A Recorrida contra-alegou, conforme seguidamente expendido:

«A. A fundamentação tem que ser contemporânea do ato ou efetuada por remissão para informações ou pareceres anteriores;

B. A fundamentação a posteriori não pode ser considerada fundamentação válida, para efeitos de sanar o vício de falta de fundamentação da liquidação;

C. Concluindo-se, como tal, pela anulação dos atos de liquidação impugnados.

D. A mera referência conclusiva de que a “utilização de crédito não coincidente com a respectiva sub-conta excesso a reportar” não pode ser considerada fundamentação do ato tributário, porquanto não evidencia o caminho cognitivo levado a cabo pela AT, seja no que respeita à factualidade concreta do caso em apreço, seja das razões jurídicas que levaram a tal decisão de liquidação corretiva.

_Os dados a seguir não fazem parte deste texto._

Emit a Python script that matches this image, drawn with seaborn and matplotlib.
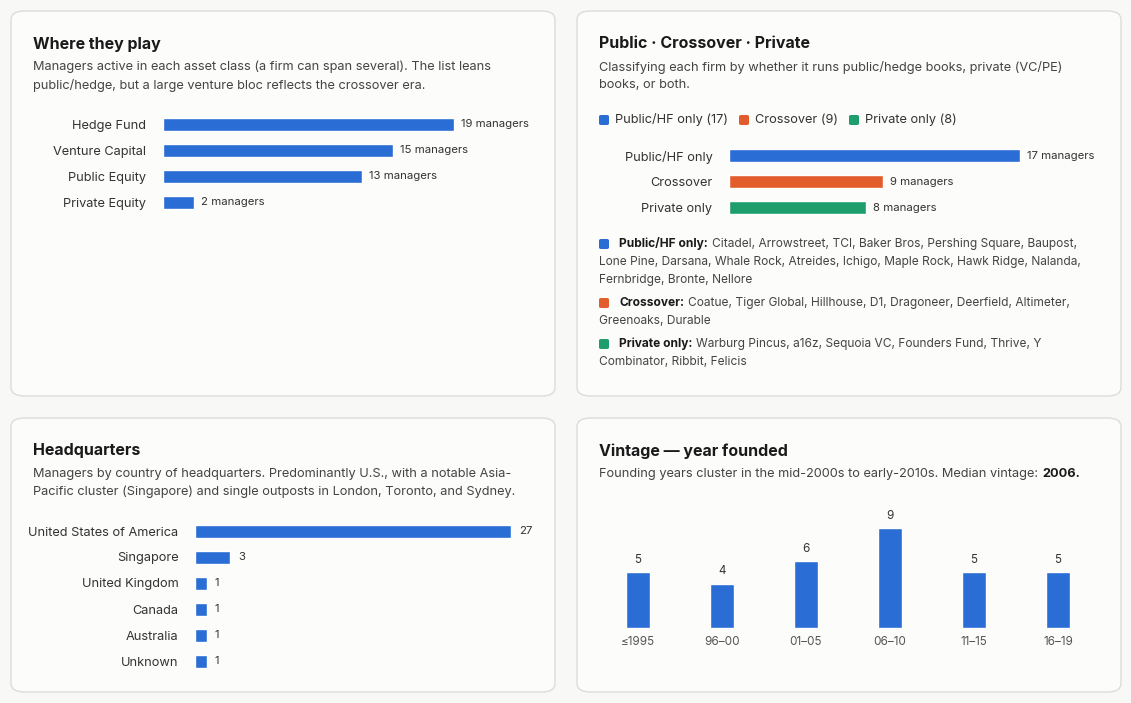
import matplotlib
matplotlib.use("Agg")
import matplotlib.pyplot as plt
from matplotlib.patches import FancyBboxPatch
import seaborn as sns
import pandas as pd

asset_classes = ["Hedge Fund", "Venture Capital", "Public Equity", "Private Equity"]
asset_counts = [19, 15, 13, 2]
groups = ["Public/HF only", "Crossover", "Private only"]
group_counts = [17, 9, 8]
group_colors = ["#2a6dd4", "#e35d2c", "#1d9e6c"]
countries = ["United States of America", "Singapore", "United Kingdom", "Canada", "Australia", "Unknown"]
country_counts = [27, 3, 1, 1, 1, 1]
vintages = ["≤1995", "96–00", "01–05", "06–10", "11–15", "16–19"]
vintage_counts = [5, 4, 6, 9, 5, 5]
members = {
    "Public/HF only": ["Citadel, Arrowstreet, TCI, Baker Bros, Pershing Square, Baupost,",
                       "Lone Pine, Darsana, Whale Rock, Atreides, Ichigo, Maple Rock, Hawk Ridge, Nalanda,",
                       "Fernbridge, Bronte, Nellore"],
    "Crossover": ["Coatue, Tiger Global, Hillhouse, D1, Dragoneer, Deerfield, Altimeter,",
                  "Greenoaks, Durable"],
    "Private only": ["Warburg Pincus, a16z, Sequoia VC, Founders Fund, Thrive, Y",
                     "Combinator, Ribbit, Felicis"],
}

sns.set_theme(style="white")
plt.rcParams['font.family'] = ['Inter', 'DejaVu Sans']
W, H = 1131, 703
BLUE = "#2a6dd4"
TXT = "#1a1a1a"
SUB = "#444444"
fig = plt.figure(figsize=(W / 100, H / 100), dpi=100, facecolor="#f8f8f7")

def card(x0, y0, x1, y1):
    fig.patches.append(FancyBboxPatch((x0 / W, 1 - y1 / H), (x1 - x0) / W, (y1 - y0) / H,
                                      boxstyle="round,pad=0,rounding_size=0.012",
                                      transform=fig.transFigure, facecolor="#fcfcfb",
                                      edgecolor="#dcdcda", lw=1, zorder=-10))

def T(x, y, s, **kw):
    kw.setdefault("color", TXT)
    kw.setdefault("fontsize", 9.2)
    return fig.text(x / W, 1 - y / H, s, va="center", ha=kw.pop("ha", "left"), **kw)

def axes_px(x0, y0, x1, y1):
    ax = fig.add_axes([x0 / W, 1 - y1 / H, (x1 - x0) / W, (y1 - y0) / H])
    ax.set_facecolor("none")
    ax.set_zorder(5)
    for s in ax.spines.values():
        s.set_visible(False)
    return ax

renderer = fig.canvas.get_renderer()

def bold_then(x, y, b, rest, size=9.2):
    t = T(x, y, b, fontweight="bold", fontsize=size)
    bb = t.get_window_extent(renderer=renderer)
    T(bb.x1 + 4, y, rest, fontsize=size, color=SUB)

for c in [(11, 11, 555, 396), (577, 11, 1121, 396), (11, 418, 555, 692), (577, 418, 1121, 692)]:
    card(*c)

def hbar(ax, cats, vals, colors, xmax, suffix):
    df = pd.DataFrame({"c": cats, "v": vals})
    sns.barplot(data=df, x="v", y="c", hue="c", palette=colors, legend=False, ax=ax,
                orient="h", width=0.5, saturation=1)
    ax.set_xlim(0, xmax)
    ax.set_ylim(len(cats) - 0.5, -0.5)
    ax.set_xlabel(""); ax.set_ylabel(""); ax.set_xticks([])
    ax.tick_params(axis="y", length=0, labelsize=9.2, pad=12, labelcolor="#333333")
    for i, v in enumerate(vals):
        ax.text(v + xmax * 0.025, i, f"{v}{suffix}", va="center", fontsize=8.2, color="#333333")

# Panel 1
T(33, 44, "Where they play", fontsize=11.5, fontweight="bold")
T(33, 67, "Managers active in each asset class (a firm can span several). The list leans", color=SUB)
T(33, 85, "public/hedge, but a large venture bloc reflects the crossover era.", color=SUB)
ax = axes_px(163, 111, 454, 215)
hbar(ax, asset_classes, asset_counts, [BLUE] * 4, 19, " managers")

# Panel 2
T(599, 44, "Public · Crossover · Private", fontsize=11.5, fontweight="bold")
T(599, 67, "Classifying each firm by whether it runs public/hedge books, private (VC/PE)", color=SUB)
T(599, 85, "books, or both.", color=SUB)
lx = [599, 739, 849]
for x, g, n, col in zip(lx, groups, group_counts, group_colors):
    fig.patches.append(FancyBboxPatch((x / W, 1 - 125 / H), 10 / W, 10 / H,
                                      boxstyle="round,pad=0,rounding_size=0.002",
                                      transform=fig.transFigure, facecolor=col, edgecolor="none"))
    T(x + 16, 120, f"{g} ({n})", color="#333333")
ax = axes_px(729, 143, 1020, 221)
hbar(ax, groups, group_counts, group_colors, 17, " managers")
ys = [244, 303, 344]
for (g, lines), col, y in zip(members.items(), group_colors, ys):
    fig.patches.append(FancyBboxPatch((599 / W, 1 - (y + 5) / H), 10 / W, 10 / H,
                                      boxstyle="round,pad=0,rounding_size=0.002",
                                      transform=fig.transFigure, facecolor=col, edgecolor="none"))
    bold_then(619, y, g + ":", lines[0], size=8.6)
    for k, ln in enumerate(lines[1:]):
        T(599, y + 18 * (k + 1), ln, fontsize=8.6, color=SUB)

# Panel 3
T(33, 451, "Headquarters", fontsize=11.5, fontweight="bold")
T(33, 474, "Managers by country of headquarters. Predominantly U.S., with a notable Asia-", color=SUB)
T(33, 492, "Pacific cluster (Singapore) and single outposts in London, Toronto, and Sydney.", color=SUB)
ax = axes_px(195, 518, 511, 674)
hbar(ax, countries, country_counts, [BLUE] * 6, 27, "")

# Panel 4
T(599, 451, "Vintage — year founded", fontsize=11.5, fontweight="bold")
t = T(599, 474, "Founding years cluster in the mid-2000s to early-2010s. Median vintage:", color=SUB)
bb = t.get_window_extent(renderer=renderer)
T(bb.x1 + 4, 474, "2006.", fontweight="bold")
ax = axes_px(596, 528, 1100, 628)
df = pd.DataFrame({"c": vintages, "v": vintage_counts})
sns.barplot(data=df, x="c", y="v", color=BLUE, saturation=1, width=0.29, ax=ax)
ax.set_ylim(0, 9)
ax.set_xlim(-0.5, 5.5)
ax.set_xlabel(""); ax.set_ylabel(""); ax.set_yticks([])
ax.tick_params(axis="x", length=0, labelsize=8.4, pad=6, labelcolor="#555555")
for i, v in enumerate(vintage_counts):
    ax.text(i, v + 0.55, str(v), ha="center", va="bottom", fontsize=8.4, color="#333333", clip_on=False)

fig.savefig("out.png", dpi=100, facecolor=fig.get_facecolor())
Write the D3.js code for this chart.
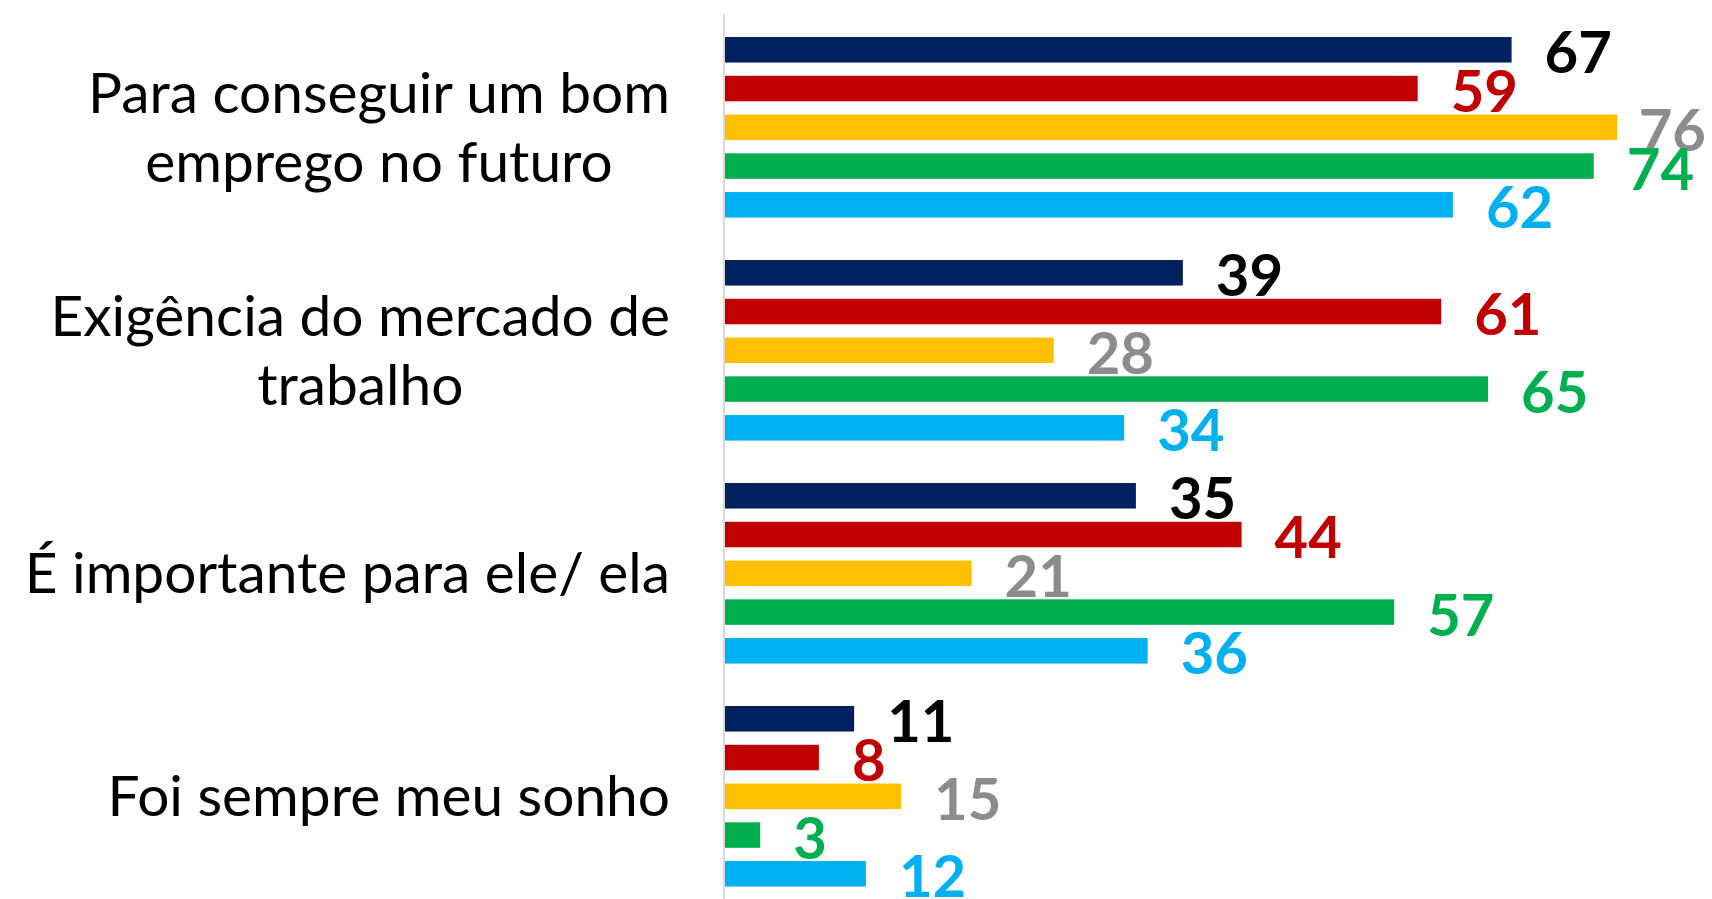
<!DOCTYPE html>
<html>
<head>
<meta charset="utf-8">
<script src="https://cdn.jsdelivr.net/npm/d3@7"></script>
<style>
  html, body { margin: 0; padding: 0; background: #ffffff; }
  svg { display: block; }
</style>
</head>
<body>
<svg id="chart" width="1712" height="899"></svg>
<script>
// ---- data ----
const categories = ["Para conseguir um bom emprego no futuro", "Exigência do mercado de trabalho", "É importante para ele/ ela", "Foi sempre meu sonho"];
const categoryLines = [["Para conseguir um bom", "emprego no futuro"], ["Exigência do mercado de", "trabalho"], ["É importante para ele/ ela"], ["Foi sempre meu sonho"]];
const seriesNames = ["Série 1", "Série 2", "Série 3", "Série 4", "Série 5"];
const serie1 = [67, 39, 35, 11];
const serie2 = [59, 61, 44, 8];
const serie3 = [76, 28, 21, 15];
const serie4 = [74, 65, 57, 3];
const serie5 = [62, 34, 36, 12];
const seriesValues = [serie1, serie2, serie3, serie4, serie5];
const barColors = ["#002060", "#C00000", "#FFC000", "#00B050", "#00B0F0"];
const labelColors = ["#000000", "#C00000", "#8C8C8C", "#00B050", "#00B0F0"];

// ---- layout ----
const W = 1712, H = 899;
const svg = d3.select("#chart");
const x = d3.scaleLinear().domain([0, 100]).range([725, 725 + 1174]);
const y0 = d3.scaleBand().domain(categories).range([30.4, 893.2]).paddingInner(0.131).paddingOuter(0);
const y1 = d3.scaleBand().domain(seriesNames).range([0, y0.bandwidth()]).paddingInner(0.342).paddingOuter(0.171);

const rows = [];
categories.forEach((c, ci) => {
  seriesNames.forEach((s, si) => {
    rows.push({ cat: c, ci, s, si, v: seriesValues[si][ci] });
  });
});

// axis line
svg.append("line")
  .attr("x1", x(0) - 1).attr("x2", x(0) - 1)
  .attr("y1", 14).attr("y2", H)
  .attr("stroke", "#d9d9d9").attr("stroke-width", 2);

// bars
svg.append("g").selectAll("rect").data(rows).join("rect")
  .attr("x", x(0))
  .attr("y", d => y0(d.cat) + y1(d.s))
  .attr("width", d => x(d.v) - x(0))
  .attr("height", y1.bandwidth())
  .attr("fill", d => barColors[d.si]);

// value labels
const lbl = svg.append("g").selectAll("text").data(rows).join("text")
  .attr("y", d => y0(d.cat) + y1(d.s) + y1.bandwidth() / 2 + 1)
  .attr("dominant-baseline", "central")
  .attr("font-family", "Lato, 'Open Sans', sans-serif")
  .attr("font-weight", 700)
  .attr("font-size", 58)
  .attr("fill", d => labelColors[d.si])
  .text(d => d.v);
lbl.each(function(d) {
  const w = this.getComputedTextLength();
  let px = x(d.v) + 33;
  if (px + w > W - 6) px = W - 6 - w;
  d3.select(this).attr("x", px);
});

// category labels (block right-aligned, lines centered)
const rightEdge = 670;
const lineH = 69;
categoryLines.forEach((lines, ci) => {
  const g = svg.append("g");
  const center = y0(categories[ci]) + y0.bandwidth() / 2;
  const texts = lines.map((t, li) => g.append("text")
    .attr("font-family", "Lato, 'Open Sans', sans-serif")
    .attr("font-size", 56.8)
    .attr("fill", "#000000")
    .attr("text-anchor", "middle")
    .attr("y", center + 20 + (li - (lines.length - 1) / 2) * lineH)
    .text(t));
  const maxW = d3.max(texts, t => t.node().getComputedTextLength());
  texts.forEach(t => t.attr("x", rightEdge - maxW / 2));
});
</script>
</body>
</html>
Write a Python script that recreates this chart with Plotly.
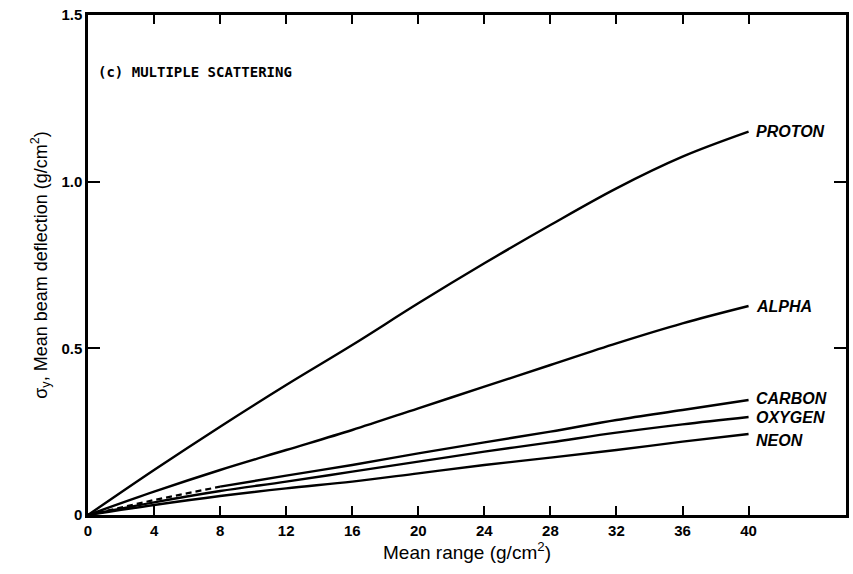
import plotly.graph_objects as go

# Data
mean_range = [0, 4, 8, 12, 16, 20, 24, 28, 32, 36, 40]
proton = [0, 0.135, 0.265, 0.39, 0.51, 0.635, 0.755, 0.87, 0.98, 1.075, 1.15]
alpha = [0, 0.07, 0.135, 0.195, 0.255, 0.32, 0.385, 0.45, 0.515, 0.575, 0.627]
carbon = [0, 0.045, 0.085, 0.118, 0.15, 0.185, 0.218, 0.25, 0.285, 0.315, 0.345]
oxygen = [0, 0.038, 0.072, 0.10, 0.13, 0.16, 0.19, 0.218, 0.247, 0.272, 0.294]
neon = [0, 0.03, 0.057, 0.08, 0.10, 0.125, 0.15, 0.172, 0.195, 0.22, 0.243]

series_names = ["PROTON", "ALPHA", "CARBON", "OXYGEN", "NEON"]
label_y = [1.15, 0.627, 0.35, 0.294, 0.225]

x_ticks = [0, 4, 8, 12, 16, 20, 24, 28, 32, 36, 40]
y_ticks = [0, 0.5, 1.0, 1.5]
y_tick_text = ["0", "0.5", "1.0", "1.5"]

fig = go.Figure()
line = dict(color="black", width=2.4, shape="spline")

for name, ys in zip(series_names, [proton, alpha, carbon, oxygen, neon]):
    if name == "CARBON":
        fig.add_trace(go.Scatter(x=mean_range[:3], y=ys[:3], mode="lines",
                                 line=dict(color="black", width=2.2, dash="6px,4px"),
                                 showlegend=False, hoverinfo="skip"))
        fig.add_trace(go.Scatter(x=mean_range[2:], y=ys[2:], mode="lines", line=line,
                                 showlegend=False, name=name))
    else:
        fig.add_trace(go.Scatter(x=mean_range, y=ys, mode="lines", line=line,
                                 showlegend=False, name=name))

for name, ly in zip(series_names, label_y):
    fig.add_annotation(x=40.35, y=ly, text="<i><b>" + name + "</b></i>", showarrow=False,
                       xanchor="left", yanchor="middle",
                       font=dict(family="Liberation Sans", size=16, color="black"))

fig.add_annotation(x=0.01, xref="paper", y=1.33, text="<b>(c) MULTIPLE SCATTERING</b>",
                   showarrow=False, xanchor="left", yanchor="middle",
                   font=dict(family="DejaVu Sans Mono", size=14, color="black"))

axis_font = dict(family="Liberation Sans", size=15, color="black", weight="bold")

fig.update_layout(
    width=853, height=574,
    margin=dict(l=88, r=4, t=15, b=59),
    paper_bgcolor="white", plot_bgcolor="white",
    xaxis=dict(range=[0, 45.9], tickvals=x_ticks, ticktext=[str(v) for v in x_ticks],
               ticks="inside", ticklen=9, tickwidth=2, tickcolor="black",
               showline=True, linewidth=2.5, linecolor="black", mirror="ticks",
               showgrid=False, zeroline=False, tickfont=axis_font,
               title=dict(text="Mean range (g/cm<sup>2</sup>)", standoff=6,
                          font=dict(family="Liberation Sans", size=19, color="black"))),
    yaxis=dict(range=[0, 1.5], tickvals=y_ticks, ticktext=y_tick_text,
               ticks="inside", ticklen=12, tickwidth=2, tickcolor="black",
               showline=True, linewidth=2.5, linecolor="black", mirror="ticks",
               showgrid=False, zeroline=False, tickfont=axis_font,
               title=dict(text="σ<sub>y</sub>, Mean beam deflection (g/cm<sup>2</sup>)", standoff=10,
                          font=dict(family="Liberation Sans", size=18, color="black"))),
)

fig.write_html("out.html")
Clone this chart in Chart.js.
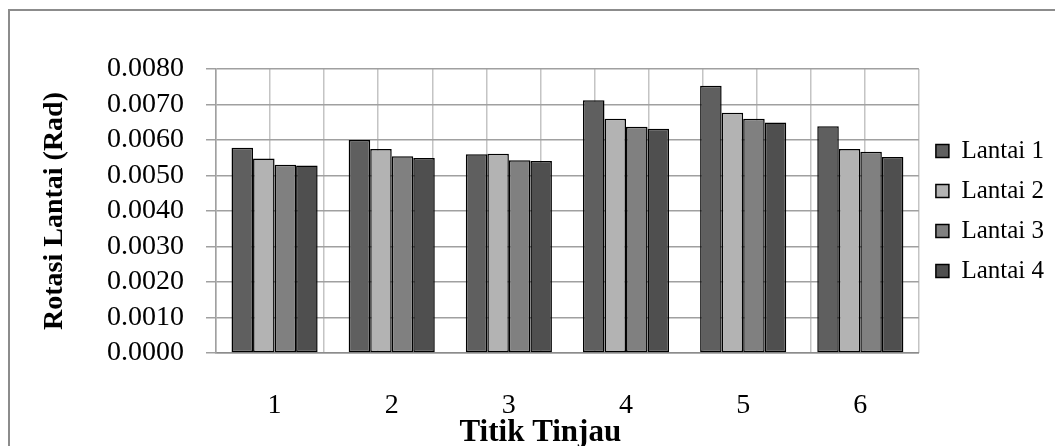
<!DOCTYPE html>
<html>
<head>
<meta charset="utf-8">
<script src="https://cdn.jsdelivr.net/npm/chart.js@4.4.1/dist/chart.umd.min.js"></script>
<style>
  html, body { margin: 0; padding: 0; background: #fff; overflow: hidden; }
  #frame { position: absolute; left: 8px; top: 9px; width: 1100px; height: 500px; border: 2px solid #8c8c8c; }
  #wrap { position: absolute; left: 0; top: 0; width: 1054px; height: 452px; }
</style>
</head>
<body>
<div id="frame"></div>
<div id="wrap"><canvas id="chart"></canvas></div>
<script>
// values (rad)
const titikTinjau = ["1", "2", "3", "4", "5", "6"];
const lantai1 = [0.00578, 0.00600, 0.00560, 0.00712, 0.00753, 0.00639];
const lantai2 = [0.00548, 0.00575, 0.00561, 0.00660, 0.00677, 0.00575];
const lantai3 = [0.00530, 0.00554, 0.00543, 0.00637, 0.00660, 0.00567];
const lantai4 = [0.00528, 0.00549, 0.00541, 0.00632, 0.00649, 0.00552];
const yMin = 0, yMax = 0.008, yStep = 0.001;

const serif = "'Liberation Serif', 'Times New Roman', serif";

function series(label, data, color) {
  return {
    label,
    data,
    backgroundColor: color,
    borderColor: "#000",
    borderWidth: 1.5,
    borderSkipped: false,
    categoryPercentage: 0.735,
    barPercentage: 1.0,
  };
}

new Chart(document.getElementById("chart"), {
  type: "bar",
  data: {
    labels: titikTinjau,
    datasets: [
      series("Lantai 1", lantai1, "#5f5f5f"),
      series("Lantai 2", lantai2, "#b3b3b3"),
      series("Lantai 3", lantai3, "#808080"),
      series("Lantai 4", lantai4, "#4f4f4f"),
    ],
  },
  options: {
    responsive: true,
    maintainAspectRatio: false,
    animation: false,
    layout: { padding: { left: 38, top: 69, right: 0, bottom: 0 } },
    plugins: {
      tooltip: { enabled: false },
      legend: {
        position: "right",
        fullSize: false,
        labels: {
          color: "#000",
          font: { family: serif, size: 25 },
          boxWidth: 13,
          boxHeight: 13,
          padding: 15,
        },
      },
    },
    scales: {
      x: {
        grid: { display: false },
        border: { display: true, color: "#8c8c8c", width: 1.5 },
        ticks: { color: "#000", font: { family: serif, size: 28 }, padding: 28 },
        title: {
          display: true,
          text: "Titik Tinjau       ",
          color: "#000",
          font: { family: serif, size: 31, weight: "bold" },
          padding: 0,
        },
        afterFit: (axis) => { axis.height = 99; },
      },
      // half-category vertical grid, as in the reference
      xg: {
        type: "linear",
        position: "bottom",
        min: 0,
        max: titikTinjau.length * 2,
        ticks: { display: false, stepSize: 1 },
        grid: { color: "#c4c4c4", lineWidth: 1.5, drawTicks: false },
        border: { display: false },
        afterFit: (axis) => { axis.height = 0; },
      },
      y: {
        min: yMin,
        max: yMax,
        ticks: {
          stepSize: yStep,
          autoSkip: false,
          color: "#000",
          font: { family: serif, size: 28 },
          padding: 22,
          callback: (v) => Number(v).toFixed(4),
        },
        grid: { color: "#a0a0a0", lineWidth: 1.5, tickLength: 10 },
        border: { display: true, color: "#a0a0a0", width: 1.5 },
        title: {
          display: true,
          text: "Rotasi Lantai (Rad)",
          color: "#000",
          font: { family: serif, size: 28, weight: "bold" },
          padding: 0,
        },
        afterFit: (axis) => { axis.width = 178; },
      },
      // small gap between plot and legend
      spacer: {
        type: "linear",
        position: "right",
        display: true,
        ticks: { display: false },
        grid: { display: false },
        border: { display: false },
        afterFit: (axis) => { axis.width = 2; },
      },
    },
  },
});
</script>
</body>
</html>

E. Pelo que, consequentemente, não pode a sentença recorrida merecer qualquer censura nesta matéria, concluindo-se, da mesma forma como concluiu o tribunal a quo, que concluiu pela anulação dos actos impugnados de liquidação de IVA e de juros compensatórios.»

X

O Digno Magistrado do M. P. junto deste Tribunal, notificado para o efeito, emitiu parecer no sentido da improcedência do recurso.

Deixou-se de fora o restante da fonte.